Le temps file : vingt-sept ans depuis la première rencontre, cinq ans depuis les dernières retrouvailles. A chaque fois, on redécouvre David Scott très exactement à l’endroit où on l’avait quitté. Parfois, il n’en faut pas davantage pour procurer cette forme de réconfort bienfaisante en constatant qu’il est possible de maintenir une continuité de l’existence qui résiste à l’entropie et au chaos. Comme son titre l’indique sans détour, Making Tapes For Girls est un album nostalgique entièrement consacré à la passion musicale et à son omniprésence vitale pour tous ceux qui la partagent, à vingt ans comme à soixante. Non pas parce qu’elle constituerait un refuge érudit hors du monde mais, au contraire, parce qu’elle ne cesse d’imprégner les rencontres, les émotions les plus intimes et les souvenirs les plus précieux. On peut presque tout raconter d’une vie en la condensant quelques disques et autant d’engouements marquants et durables.
C’est ce qu’est parvenu à faire Scott, admirablement. Et, au-delà d’un savoir-faire incontestable – il est difficile d’imaginer chansons mieux écrites ou plus subtilement arrangées que ces douze là – il y a quelque chose de très touchant à l’entendre revisiter, à petites touches impressionnistes, ce qui demeure d’essentiel et qui continue de l’accompagner pour la seconde partie du chemin.

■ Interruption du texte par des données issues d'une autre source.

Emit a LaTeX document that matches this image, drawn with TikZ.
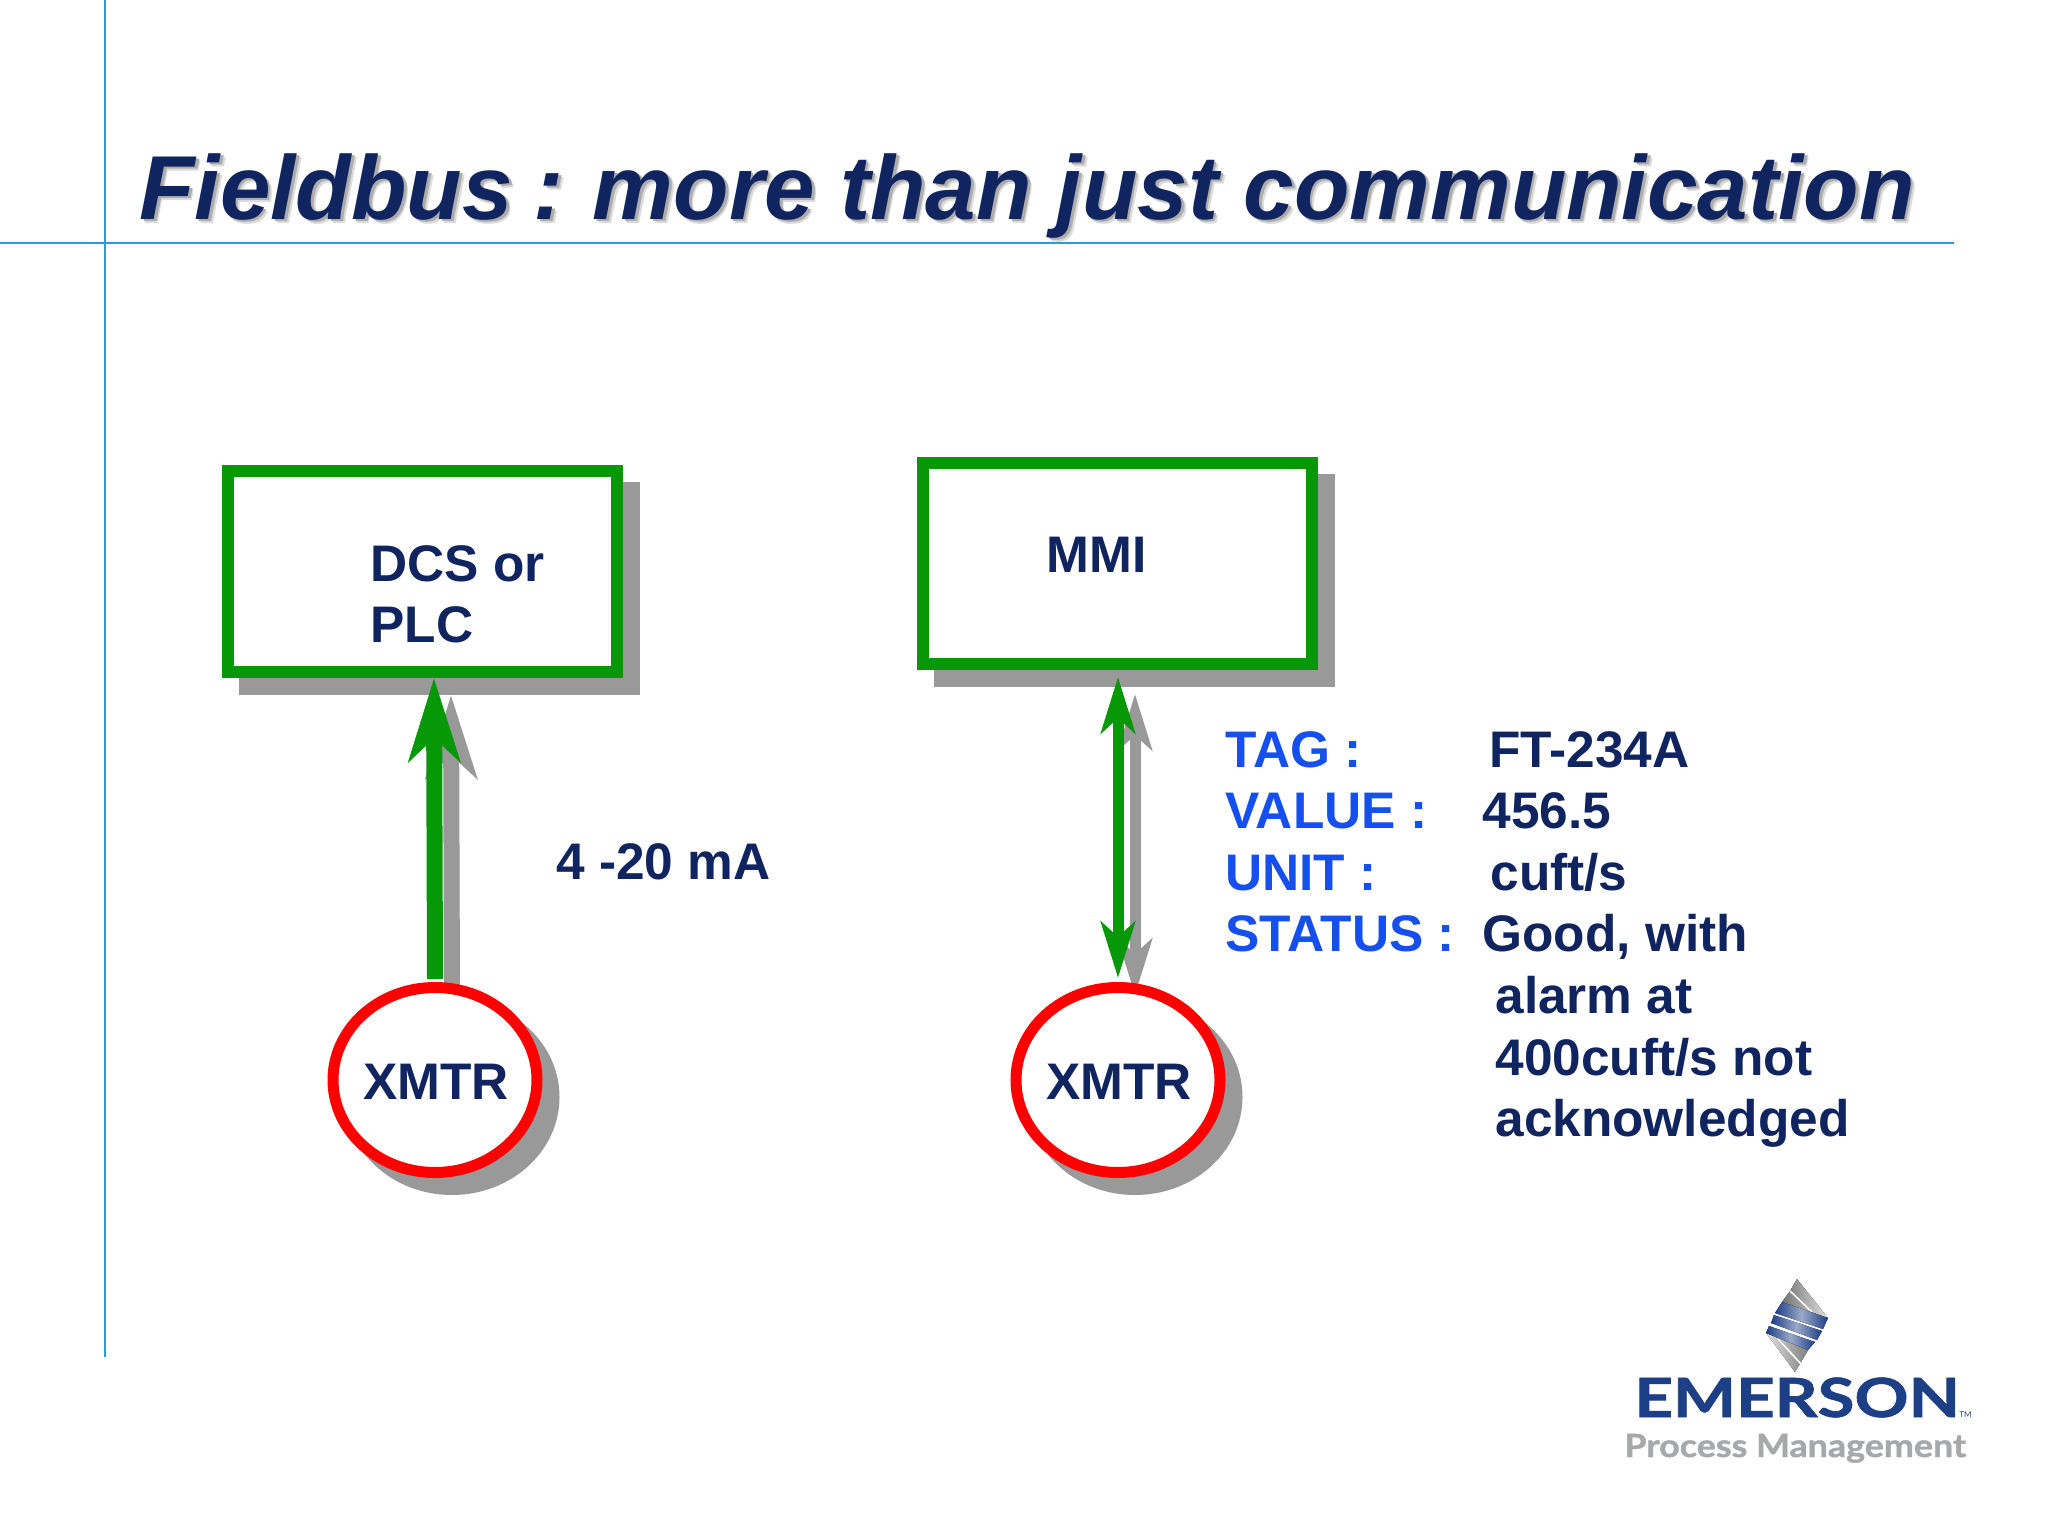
\documentclass[tikz,border=0pt]{standalone}
\usepackage{fontspec}
\setmainfont{Liberation Sans}
\newfontfamily\logofont{Lato}[BoldFeatures={FakeBold=1.2}]
\usetikzlibrary{arrows.meta,shapes.geometric}
\definecolor{navy}{HTML}{10245F}
\definecolor{tagblue}{HTML}{1550EE}
\definecolor{rulecol}{HTML}{2A9BD3}
\definecolor{boxgreen}{HTML}{069806}
\definecolor{shadecol}{HTML}{999999}
\definecolor{logoblue}{HTML}{1D3F86}
\definecolor{logogray}{HTML}{A7A8AA}
\tikzset{
  rulefine/.style={draw=rulecol,line width=1pt},
  devbox/.style={draw=boxgreen,line width=6pt,fill=white,minimum width=194.5pt,minimum height=100.5pt,outer sep=0pt,inner sep=0pt},
  devcircle/.style={ellipse,draw=red,line width=5.5pt,fill=white,minimum width=102pt,minimum height=92.5pt,inner sep=0pt,outer sep=0pt},
  lbl/.style={font=\fontsize{25.7}{30}\selectfont\bfseries,text=navy,anchor=base west,inner sep=0pt},
  taglbl/.style={lbl,text=tagblue},
  ctr/.style={font=\fontsize{25.7}{30}\selectfont\bfseries,text=navy,anchor=base,inner sep=0pt},
  onearrow/.style={line width=8pt,-{Stealth[length=41.5pt,width=25.5pt,inset=11.5pt]}},
  twoarrow/.style={line width=5.5pt,{Stealth[length=28pt,width=17pt,inset=7.5pt]}-{Stealth[length=28pt,width=17pt,inset=7.5pt]}},
  titletxt/.style={font=\fontsize{45.4}{50}\selectfont\bfseries\itshape,anchor=base west,inner sep=0pt},
  band/.style={left color=logoblue,right color=logoblue,middle color=logoblue!45!white,draw=none},
  silverA/.style={left color=black!55,right color=black!12,draw=none},
  silverB/.style={left color=black!12,right color=black!50,draw=none},
  slit/.style={draw=white,line width=0.8pt},
}
\newcommand{\titletext}{Fieldbus\hspace{-2pt} : \hspace{-2.5pt}more than just communication}
\begin{document}
\begin{tikzpicture}[x=0.5pt,y=-0.5pt]
\useasboundingbox (0,0) rectangle (2048,1536);
\fill[white] (0,0) rectangle (2048,1536);
% rules
\coordinate (vtop) at (105,0); \coordinate (vbot) at (105,1357);
\coordinate (hl) at (0,243); \coordinate (hr) at (1954,243);
\draw[rulefine] (vtop) -- (vbot);
\draw[rulefine] (hl) -- (hr);
% title, with its soft shadow in the same node
\node[titletxt,text=navy] (title) at (139,219) {%
  \rlap{\kern2.2pt\raisebox{-2.2pt}{\color{black!14}\titletext}}%
  \rlap{\kern1.4pt\raisebox{-1.4pt}{\color{black!32}\titletext}}%
  \titletext};
% shadows of boxes and circles
\node[devbox,draw=shadecol,fill=shadecol] (boxLs) at (439.5,588.5) {};
\node[devbox,draw=shadecol,fill=shadecol] (boxRs) at (1134.5,580.5) {};
\node[devcircle,draw=shadecol,fill=shadecol] (xmLs) at (452,1097) {};
\node[devcircle,draw=shadecol,fill=shadecol] (xmRs) at (1135,1097) {};
% arrow shadows
\draw[onearrow,color=shadecol] ([yshift=4.25pt]xmLs.north) -- ([xshift=5.75pt,yshift=-3pt]boxLs.south);
\draw[twoarrow,color=shadecol] ([yshift=4.75pt]xmRs.north) -- ([xshift=0.25pt,yshift=-6.5pt]boxRs.south);
% boxes and circles
\node[devbox] (boxL) at (422.5,571.5) {};
\node[devbox] (boxR) at (1117.5,563.5) {};
\node[devcircle] (xmL) at (435,1080) {};
\node[devcircle] (xmR) at (1118,1080) {};
% arrows
\draw[onearrow,color=boxgreen] ([yshift=4.25pt]xmL.north) -- ([xshift=5.75pt,yshift=-3pt]boxL.south);
\draw[twoarrow,color=boxgreen] ([yshift=4.75pt]xmR.north) -- ([xshift=0.25pt,yshift=-6.5pt]boxR.south);
% labels
\node[lbl] (dcs) at (370,581) {DCS or};
\node[lbl] (plc) at (370,642) {PLC};
\node[lbl] (mmi) at (1046,572) {MMI};
\node[ctr] (xl) at (436,1099) {XMTR};
\node[ctr] (xr) at (1119,1099) {XMTR};
\node[lbl] (ma) at (556,879) {4 -20 mA};
\node[taglbl] (t1) at (1225,767) {TAG :};
\node[taglbl] (t2) at (1225,828) {VALUE :};
\node[taglbl] (t3) at (1225,890) {UNIT :};
\node[taglbl] (t4) at (1225,951) {STATUS :};
\node[lbl] (v1) at (1489,767) {FT-234A};
\node[lbl] (v2) at (1482,828) {456.5};
\node[lbl] (v3) at (1490,890) {cuft/s};
\node[lbl] (v4) at (1482,951) {Good, with};
\node[lbl] (v5) at (1495,1013) {alarm at};
\node[lbl] (v6) at (1495,1075) {400cuft/s not};
\node[lbl] (v7) at (1495,1136) {acknowledged};
% logo
\fill[silverA] (1797,1279) -- (1828,1318) -- (1782,1302) -- (1790,1291) -- cycle;
\fill[silverB] (1766,1333) -- (1808,1350) -- (1795,1372) -- cycle;
\draw[slit] (1790,1291) -- (1812,1312);
\draw[slit] (1778,1339) -- (1801,1364);
\fill[band] (1782,1302) -- (1828,1318) -- (1823,1329) -- (1775,1313) -- cycle;
\fill[band] (1774,1315) -- (1822,1331) -- (1817,1340) -- (1771,1323) -- cycle;
\fill[band] (1769,1326) -- (1815,1342) -- (1808,1350) -- (1766,1333) -- cycle;
\node[font=\logofont\fontsize{27}{27}\selectfont\bfseries,text=logoblue,anchor=base west,inner sep=0pt] (emerson) at (1634,1417) {\scalebox{1.24}[1]{EMERSON}};
\node[font=\logofont\fontsize{4}{4}\selectfont,text=logoblue,anchor=base west,inner sep=0pt] (tm) at (1959,1417) {TM};
\node[font=\logofont\fontsize{16}{16}\selectfont\bfseries,text=logogray,anchor=base west,inner sep=0pt] (pm) at (1624,1457) {\scalebox{1.12}[1]{Process Management}};
\end{tikzpicture}
\end{document}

Les références aux maîtres – musicales ou textuelles – sont nombreuses et précises. Elles alimentent la mémoire et continuent de modeler les résurgences du passé tout autant que les émotions présentes. A force d’écoutes, elles ont fini par s’agréger en un filtre qui ne permet plus de dissocier la réalité et la musique qui l’accompagne. Elles ont façonné les premières ambitions un peu naïves de l’aspirant songwriter dans les quartiers populaires de Glasgow – « We’ll sing it out to Judee Sill and Tony Hourdain » sur We’re Gonna Make A Hit Record Boy qui renoue avec l’euphorie pop des premiers Aztec Camera. Elles ont servi de support indispensable aux cristallisations des émois romantiques adolescents, quand les cassettes compilatoires que l’on n’osait même pas toujours offrir à l’être aimé disait plus et mieux de ce que l’on croyait confusément ressentir – « I didn’t know how to say the right thing/So I left it to Joni and Paul/Life held no clues for life/But those songs held them all/I meant every word they said » sur Making Tapes For Girls. Bacharach, Wilson, McAloon demeurent omniprésents, bien plus tard. Pas d’adieux sans leurs notes ou leur soutien qui consolent un peu et laissent dissipent un peu de la culpabilité associée aux larmes– « Don’t ever let them tell you/That the melody’s too sweet. » sur le magnifique Kisses On The Window. Ce sont encore ces mêmes références qui nourrissent l’inspiration et l’envie du renouvellement, y compris dans l’exercice de style virtuose – et a priori très casse-gueule mais fort bien réalisé – consistant à écrire une chanson sur les occurrences d’un prénom dans les titres d’autres chansons (The Word Evangeline). Elles se prolongent jusque dans le regard ému et bienveillant du grand-père qui prend appui sur les moments ludiques partagés avec sa petite-fille pour décrire les aventures imaginaires d’un groupe qui n’existera que le temps d’une chanson (Yellow & The Lovehearts) oui lui dédier une pseudo balade irlandaise que l’on croirait surgie du répertoire de Prefab Sprout (Sweet Jenny Bluebelle). Quelques semaines à peine après son vieux compagnon d’arme Duglas T. Stewart, David Scott signe donc, lui aussi, l’un de ses tous meilleurs albums. Et nous conforte ainsi dans la conviction rassurante que l’enthousiasme pour la musique peut garantir, parfois, une certaine forme de longévité.
J’ai trouvé les ambitions vocales « CélineDionesques » (exercice de style virtuose ?) de David Scott de moins en moins supportables.